I am building an HO layout (I'm at the benchwork/top installation point) and, obviously plan to run HO trains. BUT, I have an old S-Gauge AMerican Flyer that I got for Christmas circa 1955. 

So, does anyone have experience running dual scales on the same layout? What are the pitfalls in trying to do that. I would run the HO on DCC and the old American Flyer on its own (original) transformer.

I know I can plug them both in and they will both work on the same piece of plywood, but my main issue is scenery and how do you blend the two scales so that they look somewhat realistic? Is this something I should just NOT do?

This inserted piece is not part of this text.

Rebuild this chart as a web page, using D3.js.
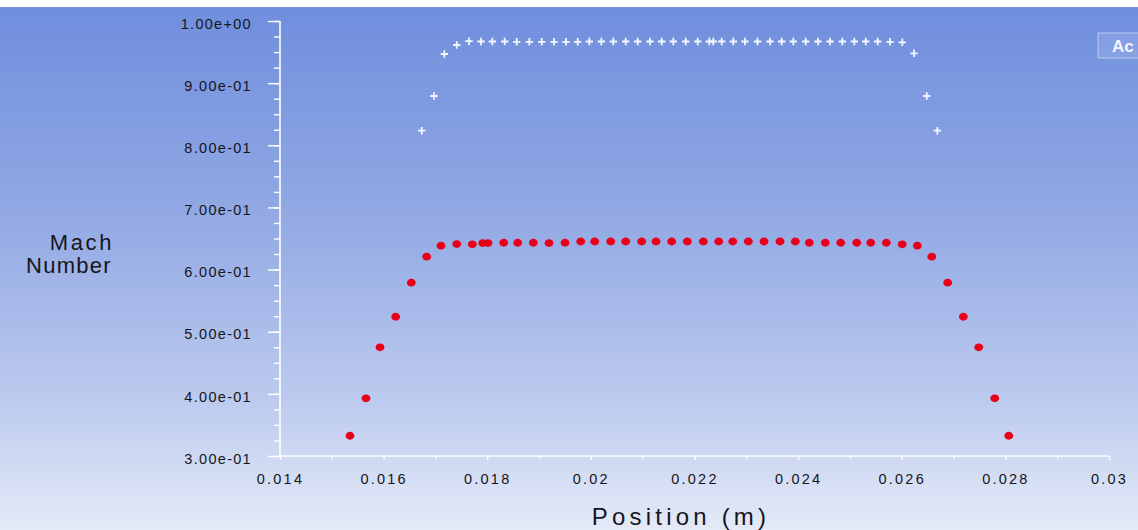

I searched but could not find any threads on this topic...

THanks.

Dfischer


----------



## Southern (Nov 17, 2008)

There are people on here that have done it. It is your layout what ever you do is correct. Most of the ones that i have seen looked good.


----------



## tjcruiser (Jan 10, 2010)

Lots of people mix scale. Two schools of thought, perhaps ...

1. Guys that have a "toylike" setup ... in the end, true proportion isn't a big concern.

2. Guys that are more focused on realism, in which case the smaller scale is pushed back on the far side of the layout (often up a hillside) to give the illusion of depth, perspective, vanishing point, etc.

TJ


----------